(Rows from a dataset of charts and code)
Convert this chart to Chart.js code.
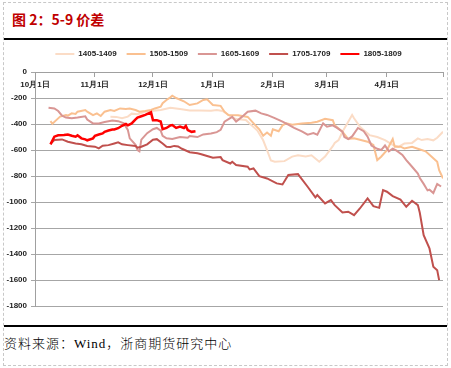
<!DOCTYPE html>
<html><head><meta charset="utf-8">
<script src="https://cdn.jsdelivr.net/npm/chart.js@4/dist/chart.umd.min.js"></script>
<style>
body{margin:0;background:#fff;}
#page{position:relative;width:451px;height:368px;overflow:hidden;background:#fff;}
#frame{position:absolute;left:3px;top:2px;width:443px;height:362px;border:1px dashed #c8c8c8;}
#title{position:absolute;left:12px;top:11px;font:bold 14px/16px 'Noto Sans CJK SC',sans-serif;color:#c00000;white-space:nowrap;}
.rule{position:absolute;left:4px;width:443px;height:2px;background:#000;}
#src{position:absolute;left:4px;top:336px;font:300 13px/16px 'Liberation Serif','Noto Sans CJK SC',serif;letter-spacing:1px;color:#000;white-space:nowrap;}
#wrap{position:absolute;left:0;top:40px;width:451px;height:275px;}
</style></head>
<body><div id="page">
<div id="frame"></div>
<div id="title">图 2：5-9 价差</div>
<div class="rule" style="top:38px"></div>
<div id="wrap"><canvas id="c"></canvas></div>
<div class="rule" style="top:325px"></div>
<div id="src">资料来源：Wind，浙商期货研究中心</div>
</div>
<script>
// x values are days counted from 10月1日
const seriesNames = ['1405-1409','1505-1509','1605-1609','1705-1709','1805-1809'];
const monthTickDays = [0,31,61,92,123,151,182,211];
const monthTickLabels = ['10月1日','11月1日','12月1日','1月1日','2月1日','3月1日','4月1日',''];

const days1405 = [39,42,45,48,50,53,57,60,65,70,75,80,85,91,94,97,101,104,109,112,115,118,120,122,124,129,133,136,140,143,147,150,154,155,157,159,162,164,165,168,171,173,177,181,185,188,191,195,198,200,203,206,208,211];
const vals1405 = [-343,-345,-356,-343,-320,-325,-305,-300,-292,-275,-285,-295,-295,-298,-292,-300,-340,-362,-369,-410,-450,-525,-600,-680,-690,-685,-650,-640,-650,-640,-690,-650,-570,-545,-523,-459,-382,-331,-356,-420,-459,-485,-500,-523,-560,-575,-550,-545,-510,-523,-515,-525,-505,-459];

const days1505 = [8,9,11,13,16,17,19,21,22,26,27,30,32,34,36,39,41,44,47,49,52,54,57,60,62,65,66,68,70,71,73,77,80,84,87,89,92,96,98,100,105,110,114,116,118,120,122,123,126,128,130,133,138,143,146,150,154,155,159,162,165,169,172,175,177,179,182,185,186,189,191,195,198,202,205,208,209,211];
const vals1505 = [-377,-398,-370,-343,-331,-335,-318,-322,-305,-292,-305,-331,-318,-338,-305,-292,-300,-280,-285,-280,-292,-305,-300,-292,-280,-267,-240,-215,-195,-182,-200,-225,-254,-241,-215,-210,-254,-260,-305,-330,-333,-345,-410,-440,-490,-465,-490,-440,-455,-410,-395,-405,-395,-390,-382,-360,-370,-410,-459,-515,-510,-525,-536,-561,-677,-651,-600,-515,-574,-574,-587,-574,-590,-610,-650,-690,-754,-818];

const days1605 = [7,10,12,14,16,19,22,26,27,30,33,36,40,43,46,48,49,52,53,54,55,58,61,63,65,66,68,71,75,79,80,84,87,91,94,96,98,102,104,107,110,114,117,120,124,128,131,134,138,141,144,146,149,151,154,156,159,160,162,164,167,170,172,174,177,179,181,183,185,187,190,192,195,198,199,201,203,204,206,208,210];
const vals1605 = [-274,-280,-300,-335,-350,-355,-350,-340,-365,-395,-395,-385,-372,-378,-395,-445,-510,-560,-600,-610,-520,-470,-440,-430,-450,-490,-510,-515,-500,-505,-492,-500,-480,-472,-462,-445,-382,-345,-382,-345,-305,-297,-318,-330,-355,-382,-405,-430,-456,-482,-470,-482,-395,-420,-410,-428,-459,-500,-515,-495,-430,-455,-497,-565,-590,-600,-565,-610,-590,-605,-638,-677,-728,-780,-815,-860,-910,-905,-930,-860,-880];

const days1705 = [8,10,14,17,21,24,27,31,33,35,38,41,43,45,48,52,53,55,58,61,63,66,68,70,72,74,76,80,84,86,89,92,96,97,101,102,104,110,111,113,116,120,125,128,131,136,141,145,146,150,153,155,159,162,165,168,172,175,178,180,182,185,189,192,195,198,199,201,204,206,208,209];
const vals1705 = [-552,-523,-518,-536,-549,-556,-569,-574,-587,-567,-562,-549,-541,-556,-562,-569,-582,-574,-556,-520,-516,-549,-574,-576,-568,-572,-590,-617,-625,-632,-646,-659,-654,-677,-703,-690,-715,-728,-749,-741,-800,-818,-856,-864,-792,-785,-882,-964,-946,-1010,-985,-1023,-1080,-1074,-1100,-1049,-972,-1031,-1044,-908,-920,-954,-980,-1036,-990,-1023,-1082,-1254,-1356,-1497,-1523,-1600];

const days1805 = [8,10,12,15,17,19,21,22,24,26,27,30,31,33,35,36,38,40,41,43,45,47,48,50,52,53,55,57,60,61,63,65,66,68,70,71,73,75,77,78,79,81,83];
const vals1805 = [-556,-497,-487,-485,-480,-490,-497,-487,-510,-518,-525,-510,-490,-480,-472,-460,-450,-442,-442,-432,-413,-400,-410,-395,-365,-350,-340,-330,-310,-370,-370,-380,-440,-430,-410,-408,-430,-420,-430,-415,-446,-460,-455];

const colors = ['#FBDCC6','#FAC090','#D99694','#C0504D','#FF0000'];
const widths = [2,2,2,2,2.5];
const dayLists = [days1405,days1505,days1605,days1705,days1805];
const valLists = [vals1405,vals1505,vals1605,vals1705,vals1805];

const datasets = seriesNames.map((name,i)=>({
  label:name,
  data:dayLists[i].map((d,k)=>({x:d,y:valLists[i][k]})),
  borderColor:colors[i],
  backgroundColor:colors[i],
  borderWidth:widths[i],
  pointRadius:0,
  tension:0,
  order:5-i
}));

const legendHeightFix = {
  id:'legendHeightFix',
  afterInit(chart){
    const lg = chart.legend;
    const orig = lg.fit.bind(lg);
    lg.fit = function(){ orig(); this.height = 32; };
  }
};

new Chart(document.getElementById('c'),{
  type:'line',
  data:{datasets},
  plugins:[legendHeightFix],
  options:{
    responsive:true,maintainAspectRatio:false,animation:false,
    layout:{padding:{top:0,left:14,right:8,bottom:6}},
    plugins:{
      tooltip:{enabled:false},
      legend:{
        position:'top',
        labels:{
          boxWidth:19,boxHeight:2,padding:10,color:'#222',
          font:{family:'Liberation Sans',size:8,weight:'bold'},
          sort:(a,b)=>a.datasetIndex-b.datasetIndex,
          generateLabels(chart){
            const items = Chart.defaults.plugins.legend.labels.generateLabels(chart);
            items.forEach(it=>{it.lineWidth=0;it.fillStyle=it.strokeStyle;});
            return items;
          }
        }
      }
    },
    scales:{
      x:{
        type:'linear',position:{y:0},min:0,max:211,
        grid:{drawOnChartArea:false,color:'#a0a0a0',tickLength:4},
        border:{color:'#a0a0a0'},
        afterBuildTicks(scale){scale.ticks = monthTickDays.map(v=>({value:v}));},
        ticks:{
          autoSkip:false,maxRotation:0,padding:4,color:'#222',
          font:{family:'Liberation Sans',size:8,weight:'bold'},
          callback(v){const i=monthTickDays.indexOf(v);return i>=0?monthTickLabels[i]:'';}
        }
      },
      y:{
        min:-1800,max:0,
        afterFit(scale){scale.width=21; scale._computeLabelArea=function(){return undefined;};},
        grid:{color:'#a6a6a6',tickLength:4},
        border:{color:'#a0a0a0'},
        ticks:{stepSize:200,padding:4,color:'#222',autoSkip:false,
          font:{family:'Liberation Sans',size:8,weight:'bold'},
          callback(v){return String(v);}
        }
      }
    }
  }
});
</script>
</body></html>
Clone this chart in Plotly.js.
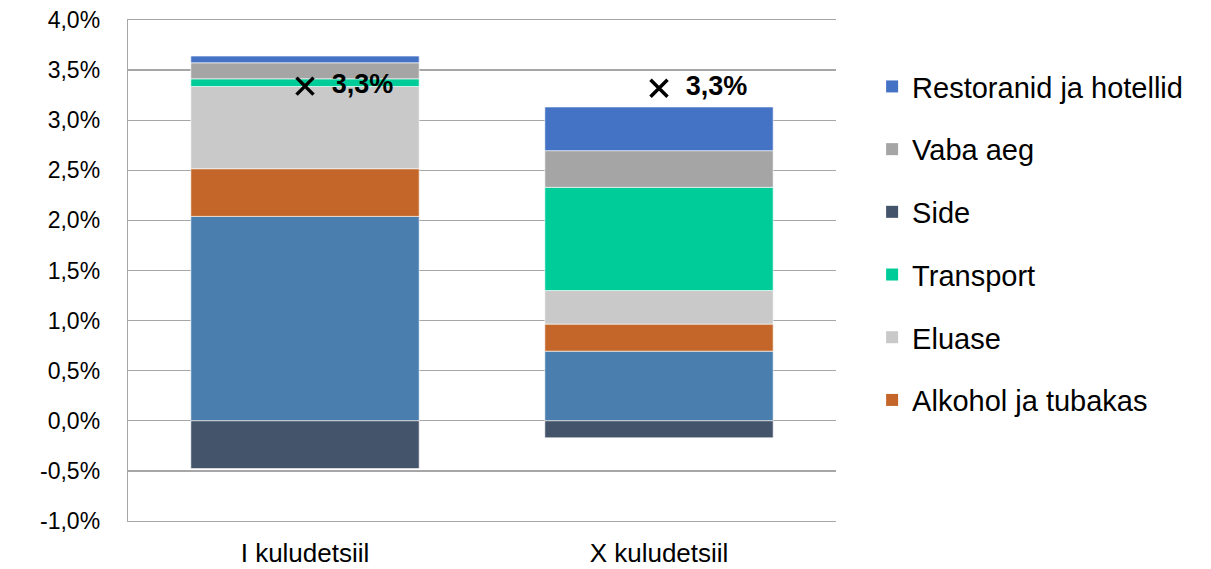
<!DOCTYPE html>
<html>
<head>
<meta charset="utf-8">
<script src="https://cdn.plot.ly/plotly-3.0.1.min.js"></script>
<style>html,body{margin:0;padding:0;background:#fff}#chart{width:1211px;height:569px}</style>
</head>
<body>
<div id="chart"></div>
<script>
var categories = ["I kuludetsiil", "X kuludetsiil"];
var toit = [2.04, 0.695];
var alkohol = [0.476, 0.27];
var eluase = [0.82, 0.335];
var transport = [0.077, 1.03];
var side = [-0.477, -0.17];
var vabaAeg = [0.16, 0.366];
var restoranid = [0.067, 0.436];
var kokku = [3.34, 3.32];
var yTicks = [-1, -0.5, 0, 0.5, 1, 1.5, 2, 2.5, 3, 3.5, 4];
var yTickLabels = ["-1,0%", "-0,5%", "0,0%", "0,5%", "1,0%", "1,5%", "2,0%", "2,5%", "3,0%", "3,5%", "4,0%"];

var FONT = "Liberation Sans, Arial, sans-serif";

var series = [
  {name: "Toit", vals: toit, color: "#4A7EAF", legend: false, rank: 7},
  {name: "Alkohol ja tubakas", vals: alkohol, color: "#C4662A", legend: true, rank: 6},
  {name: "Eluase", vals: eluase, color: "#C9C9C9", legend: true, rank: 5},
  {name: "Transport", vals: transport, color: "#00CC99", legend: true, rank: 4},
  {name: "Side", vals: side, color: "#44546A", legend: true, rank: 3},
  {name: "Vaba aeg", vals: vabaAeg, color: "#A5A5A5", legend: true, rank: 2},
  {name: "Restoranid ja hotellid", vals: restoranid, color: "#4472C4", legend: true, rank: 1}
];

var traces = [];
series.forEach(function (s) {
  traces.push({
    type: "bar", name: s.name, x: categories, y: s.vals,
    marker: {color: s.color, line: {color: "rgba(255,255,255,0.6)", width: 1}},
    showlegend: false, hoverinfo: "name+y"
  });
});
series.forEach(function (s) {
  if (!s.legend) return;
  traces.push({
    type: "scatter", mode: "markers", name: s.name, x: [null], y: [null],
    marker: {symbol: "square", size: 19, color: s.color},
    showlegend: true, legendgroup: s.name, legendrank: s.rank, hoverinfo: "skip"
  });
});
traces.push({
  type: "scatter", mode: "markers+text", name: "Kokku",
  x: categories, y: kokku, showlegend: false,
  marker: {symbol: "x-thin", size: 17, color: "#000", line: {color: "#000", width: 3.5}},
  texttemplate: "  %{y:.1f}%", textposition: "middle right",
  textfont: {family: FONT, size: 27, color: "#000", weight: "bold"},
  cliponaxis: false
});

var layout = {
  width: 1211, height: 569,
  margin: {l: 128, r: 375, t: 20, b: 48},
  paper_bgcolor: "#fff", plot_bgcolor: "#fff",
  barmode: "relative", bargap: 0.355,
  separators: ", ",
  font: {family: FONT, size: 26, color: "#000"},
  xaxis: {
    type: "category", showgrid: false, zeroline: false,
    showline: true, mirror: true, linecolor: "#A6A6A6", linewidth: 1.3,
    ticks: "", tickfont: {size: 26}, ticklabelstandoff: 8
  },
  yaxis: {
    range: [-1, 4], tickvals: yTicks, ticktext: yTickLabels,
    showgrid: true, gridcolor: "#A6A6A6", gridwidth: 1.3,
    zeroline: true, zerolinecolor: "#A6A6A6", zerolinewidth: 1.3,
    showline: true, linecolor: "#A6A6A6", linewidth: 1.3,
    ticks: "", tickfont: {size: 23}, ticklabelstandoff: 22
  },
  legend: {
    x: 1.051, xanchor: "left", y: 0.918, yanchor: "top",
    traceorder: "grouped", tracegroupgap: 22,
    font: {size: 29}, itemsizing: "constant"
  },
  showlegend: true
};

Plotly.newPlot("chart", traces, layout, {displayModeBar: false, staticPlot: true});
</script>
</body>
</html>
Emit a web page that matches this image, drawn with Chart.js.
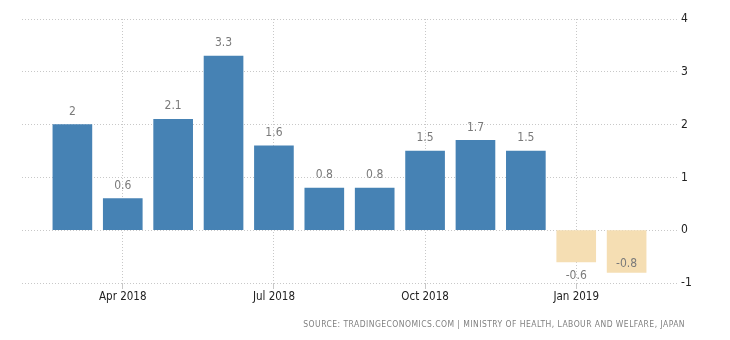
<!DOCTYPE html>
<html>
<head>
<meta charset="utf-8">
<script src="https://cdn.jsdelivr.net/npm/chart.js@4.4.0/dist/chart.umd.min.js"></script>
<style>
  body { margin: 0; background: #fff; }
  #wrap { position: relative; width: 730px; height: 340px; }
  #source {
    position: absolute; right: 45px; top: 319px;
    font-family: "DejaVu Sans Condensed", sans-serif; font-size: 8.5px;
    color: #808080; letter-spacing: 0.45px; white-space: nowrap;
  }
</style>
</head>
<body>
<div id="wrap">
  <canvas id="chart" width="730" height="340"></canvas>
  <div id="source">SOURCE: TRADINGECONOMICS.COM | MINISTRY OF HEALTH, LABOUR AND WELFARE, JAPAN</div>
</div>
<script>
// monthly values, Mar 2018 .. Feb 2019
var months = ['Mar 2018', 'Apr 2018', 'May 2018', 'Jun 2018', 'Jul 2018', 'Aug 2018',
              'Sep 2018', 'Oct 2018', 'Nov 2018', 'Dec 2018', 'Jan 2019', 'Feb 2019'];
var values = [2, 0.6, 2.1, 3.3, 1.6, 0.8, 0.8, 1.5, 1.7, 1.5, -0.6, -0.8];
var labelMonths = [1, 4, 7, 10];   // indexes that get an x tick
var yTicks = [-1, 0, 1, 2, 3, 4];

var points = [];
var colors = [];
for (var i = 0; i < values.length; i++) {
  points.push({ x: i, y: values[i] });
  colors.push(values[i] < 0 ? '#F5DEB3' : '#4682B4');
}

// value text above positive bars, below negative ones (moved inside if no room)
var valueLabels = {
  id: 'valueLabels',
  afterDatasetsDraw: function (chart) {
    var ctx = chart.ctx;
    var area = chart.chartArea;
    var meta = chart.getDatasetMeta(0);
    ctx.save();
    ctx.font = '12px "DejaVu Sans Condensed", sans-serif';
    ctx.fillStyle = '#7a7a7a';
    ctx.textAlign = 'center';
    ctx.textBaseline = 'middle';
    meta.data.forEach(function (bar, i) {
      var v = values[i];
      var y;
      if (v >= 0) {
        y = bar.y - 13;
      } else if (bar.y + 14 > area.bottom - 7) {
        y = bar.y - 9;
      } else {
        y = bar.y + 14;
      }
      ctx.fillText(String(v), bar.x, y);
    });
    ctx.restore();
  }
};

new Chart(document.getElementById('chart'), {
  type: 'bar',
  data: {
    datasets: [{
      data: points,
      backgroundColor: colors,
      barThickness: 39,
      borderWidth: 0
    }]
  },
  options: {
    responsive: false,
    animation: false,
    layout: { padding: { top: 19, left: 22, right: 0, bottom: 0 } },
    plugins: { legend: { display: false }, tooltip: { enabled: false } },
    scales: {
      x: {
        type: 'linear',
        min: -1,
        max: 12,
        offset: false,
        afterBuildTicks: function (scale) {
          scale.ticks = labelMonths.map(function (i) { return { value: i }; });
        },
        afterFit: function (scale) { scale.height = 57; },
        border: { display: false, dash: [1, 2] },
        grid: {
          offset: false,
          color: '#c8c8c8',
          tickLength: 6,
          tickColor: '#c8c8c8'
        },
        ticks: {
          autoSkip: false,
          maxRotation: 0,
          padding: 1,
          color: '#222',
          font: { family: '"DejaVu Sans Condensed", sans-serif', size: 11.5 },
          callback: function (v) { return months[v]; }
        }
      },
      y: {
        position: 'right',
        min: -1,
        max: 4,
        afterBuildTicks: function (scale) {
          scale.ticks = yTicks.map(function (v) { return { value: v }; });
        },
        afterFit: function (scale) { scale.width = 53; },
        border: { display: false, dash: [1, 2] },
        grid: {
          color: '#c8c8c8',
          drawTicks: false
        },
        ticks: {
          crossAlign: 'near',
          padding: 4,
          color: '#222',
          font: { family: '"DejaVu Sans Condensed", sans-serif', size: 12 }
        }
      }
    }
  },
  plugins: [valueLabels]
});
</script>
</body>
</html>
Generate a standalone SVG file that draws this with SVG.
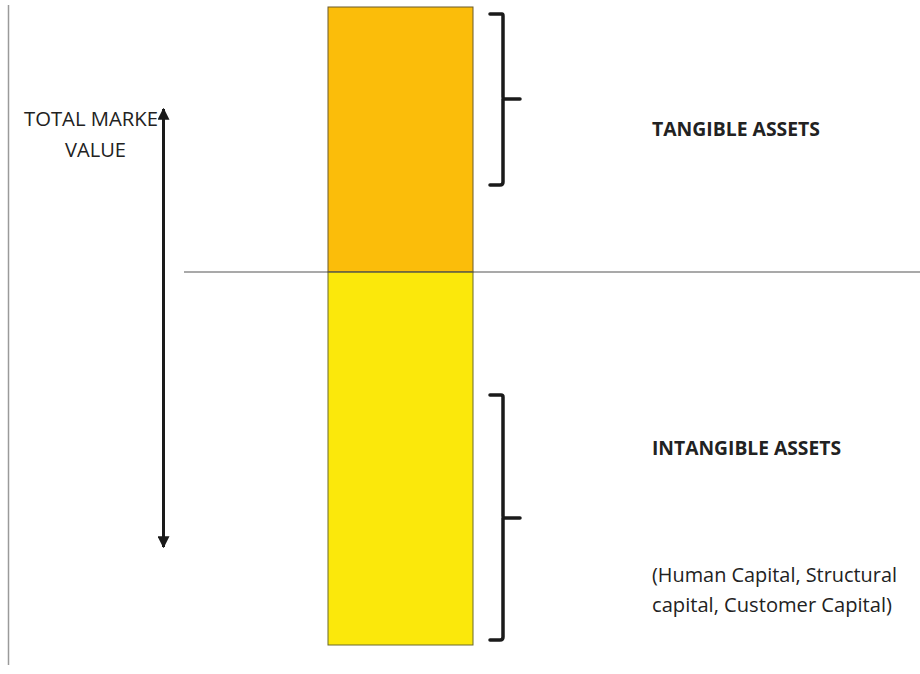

| EXERCISE DESCRIPTION |
Determine the number of lines where the string "this" occurs, and give that number only.

| CORRECT RESPONSE |
5